**Task objective:** Repeat the listing exactly as given, omitting every image.

** begin **

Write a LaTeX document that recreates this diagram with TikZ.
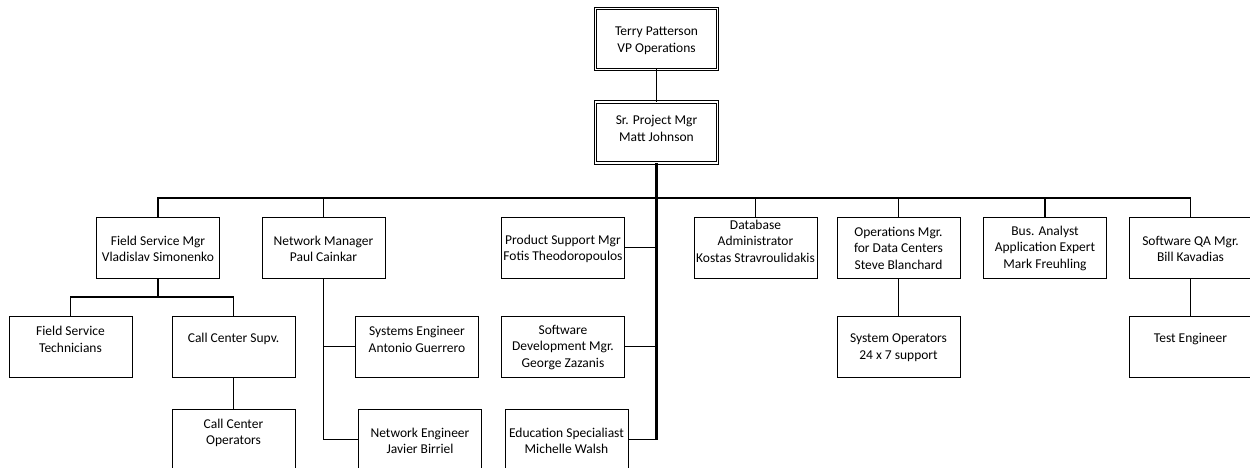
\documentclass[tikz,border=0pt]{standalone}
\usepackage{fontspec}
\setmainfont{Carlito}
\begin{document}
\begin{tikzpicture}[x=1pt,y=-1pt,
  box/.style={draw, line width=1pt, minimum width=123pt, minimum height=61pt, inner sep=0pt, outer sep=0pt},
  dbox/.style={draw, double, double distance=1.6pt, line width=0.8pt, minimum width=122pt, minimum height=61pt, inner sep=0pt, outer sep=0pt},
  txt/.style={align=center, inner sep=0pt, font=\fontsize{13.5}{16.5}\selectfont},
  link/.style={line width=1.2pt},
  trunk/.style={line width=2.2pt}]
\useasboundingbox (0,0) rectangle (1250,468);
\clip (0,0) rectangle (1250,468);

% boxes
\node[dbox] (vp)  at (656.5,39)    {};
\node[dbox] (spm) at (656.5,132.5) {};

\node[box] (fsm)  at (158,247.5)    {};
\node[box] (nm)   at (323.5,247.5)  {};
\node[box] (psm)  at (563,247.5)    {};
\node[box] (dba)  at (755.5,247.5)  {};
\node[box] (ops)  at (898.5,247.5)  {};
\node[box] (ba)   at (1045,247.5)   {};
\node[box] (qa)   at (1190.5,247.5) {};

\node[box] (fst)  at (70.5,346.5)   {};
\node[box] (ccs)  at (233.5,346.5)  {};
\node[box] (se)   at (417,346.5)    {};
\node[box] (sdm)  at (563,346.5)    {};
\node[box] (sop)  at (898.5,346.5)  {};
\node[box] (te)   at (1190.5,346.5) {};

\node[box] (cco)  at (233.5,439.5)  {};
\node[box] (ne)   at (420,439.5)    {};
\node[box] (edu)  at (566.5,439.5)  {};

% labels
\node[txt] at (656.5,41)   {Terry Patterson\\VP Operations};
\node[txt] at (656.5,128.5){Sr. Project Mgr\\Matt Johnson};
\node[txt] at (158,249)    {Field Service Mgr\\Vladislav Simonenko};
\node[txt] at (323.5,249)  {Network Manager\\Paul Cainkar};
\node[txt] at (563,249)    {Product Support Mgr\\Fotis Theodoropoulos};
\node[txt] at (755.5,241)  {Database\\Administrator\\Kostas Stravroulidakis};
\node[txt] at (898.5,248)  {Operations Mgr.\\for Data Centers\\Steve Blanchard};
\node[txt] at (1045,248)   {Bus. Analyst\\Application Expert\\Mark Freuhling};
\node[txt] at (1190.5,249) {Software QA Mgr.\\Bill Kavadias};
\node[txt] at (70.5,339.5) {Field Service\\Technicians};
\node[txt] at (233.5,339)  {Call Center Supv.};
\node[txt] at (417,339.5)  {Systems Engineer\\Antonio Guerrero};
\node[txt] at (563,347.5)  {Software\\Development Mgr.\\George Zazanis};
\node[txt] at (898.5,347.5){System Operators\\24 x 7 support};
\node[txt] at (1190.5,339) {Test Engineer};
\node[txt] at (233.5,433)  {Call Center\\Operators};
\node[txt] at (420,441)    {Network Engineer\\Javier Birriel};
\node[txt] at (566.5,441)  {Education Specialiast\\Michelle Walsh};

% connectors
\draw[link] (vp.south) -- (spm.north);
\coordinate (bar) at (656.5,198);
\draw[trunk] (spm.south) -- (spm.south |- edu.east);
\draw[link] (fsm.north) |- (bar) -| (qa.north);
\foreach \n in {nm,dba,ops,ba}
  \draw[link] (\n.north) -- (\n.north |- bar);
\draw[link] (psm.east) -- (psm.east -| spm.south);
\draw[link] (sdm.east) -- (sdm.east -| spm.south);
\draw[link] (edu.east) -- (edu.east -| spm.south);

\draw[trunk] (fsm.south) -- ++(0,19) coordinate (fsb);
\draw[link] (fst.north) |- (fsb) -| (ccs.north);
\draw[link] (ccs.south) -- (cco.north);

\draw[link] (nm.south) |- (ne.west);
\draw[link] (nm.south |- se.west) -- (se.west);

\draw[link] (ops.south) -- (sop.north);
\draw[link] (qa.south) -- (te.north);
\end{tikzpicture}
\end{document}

** end **

**Solved problem:**
Write a LaTeX document that recreates this diagram with TikZ.
\documentclass[tikz,border=0pt]{standalone}
\usepackage{fontspec}
\setmainfont{Carlito}
\begin{document}
\begin{tikzpicture}[x=1pt,y=-1pt,
  box/.style={draw, line width=1pt, minimum width=123pt, minimum height=61pt, inner sep=0pt, outer sep=0pt},
  dbox/.style={draw, double, double distance=1.6pt, line width=0.8pt, minimum width=122pt, minimum height=61pt, inner sep=0pt, outer sep=0pt},
  txt/.style={align=center, inner sep=0pt, font=\fontsize{13.5}{16.5}\selectfont},
  link/.style={line width=1.2pt},
  trunk/.style={line width=2.2pt}]
\useasboundingbox (0,0) rectangle (1250,468);
\clip (0,0) rectangle (1250,468);

% boxes
\node[dbox] (vp)  at (656.5,39)    {};
\node[dbox] (spm) at (656.5,132.5) {};

\node[box] (fsm)  at (158,247.5)    {};
\node[box] (nm)   at (323.5,247.5)  {};
\node[box] (psm)  at (563,247.5)    {};
\node[box] (dba)  at (755.5,247.5)  {};
\node[box] (ops)  at (898.5,247.5)  {};
\node[box] (ba)   at (1045,247.5)   {};
\node[box] (qa)   at (1190.5,247.5) {};

\node[box] (fst)  at (70.5,346.5)   {};
\node[box] (ccs)  at (233.5,346.5)  {};
\node[box] (se)   at (417,346.5)    {};
\node[box] (sdm)  at (563,346.5)    {};
\node[box] (sop)  at (898.5,346.5)  {};
\node[box] (te)   at (1190.5,346.5) {};

\node[box] (cco)  at (233.5,439.5)  {};
\node[box] (ne)   at (420,439.5)    {};
\node[box] (edu)  at (566.5,439.5)  {};

% labels
\node[txt] at (656.5,41)   {Terry Patterson\\VP Operations};
\node[txt] at (656.5,128.5){Sr. Project Mgr\\Matt Johnson};
\node[txt] at (158,249)    {Field Service Mgr\\Vladislav Simonenko};
\node[txt] at (323.5,249)  {Network Manager\\Paul Cainkar};
\node[txt] at (563,249)    {Product Support Mgr\\Fotis Theodoropoulos};
\node[txt] at (755.5,241)  {Database\\Administrator\\Kostas Stravroulidakis};
\node[txt] at (898.5,248)  {Operations Mgr.\\for Data Centers\\Steve Blanchard};
\node[txt] at (1045,248)   {Bus. Analyst\\Application Expert\\Mark Freuhling};
\node[txt] at (1190.5,249) {Software QA Mgr.\\Bill Kavadias};
\node[txt] at (70.5,339.5) {Field Service\\Technicians};
\node[txt] at (233.5,339)  {Call Center Supv.};
\node[txt] at (417,339.5)  {Systems Engineer\\Antonio Guerrero};
\node[txt] at (563,347.5)  {Software\\Development Mgr.\\George Zazanis};
\node[txt] at (898.5,347.5){System Operators\\24 x 7 support};
\node[txt] at (1190.5,339) {Test Engineer};
\node[txt] at (233.5,433)  {Call Center\\Operators};
\node[txt] at (420,441)    {Network Engineer\\Javier Birriel};
\node[txt] at (566.5,441)  {Education Specialiast\\Michelle Walsh};

% connectors
\draw[link] (vp.south) -- (spm.north);
\coordinate (bar) at (656.5,198);
\draw[trunk] (spm.south) -- (spm.south |- edu.east);
\draw[link] (fsm.north) |- (bar) -| (qa.north);
\foreach \n in {nm,dba,ops,ba}
  \draw[link] (\n.north) -- (\n.north |- bar);
\draw[link] (psm.east) -- (psm.east -| spm.south);
\draw[link] (sdm.east) -- (sdm.east -| spm.south);
\draw[link] (edu.east) -- (edu.east -| spm.south);

\draw[trunk] (fsm.south) -- ++(0,19) coordinate (fsb);
\draw[link] (fst.north) |- (fsb) -| (ccs.north);
\draw[link] (ccs.south) -- (cco.north);

\draw[link] (nm.south) |- (ne.west);
\draw[link] (nm.south |- se.west) -- (se.west);

\draw[link] (ops.south) -- (sop.north);
\draw[link] (qa.south) -- (te.north);
\end{tikzpicture}
\end{document}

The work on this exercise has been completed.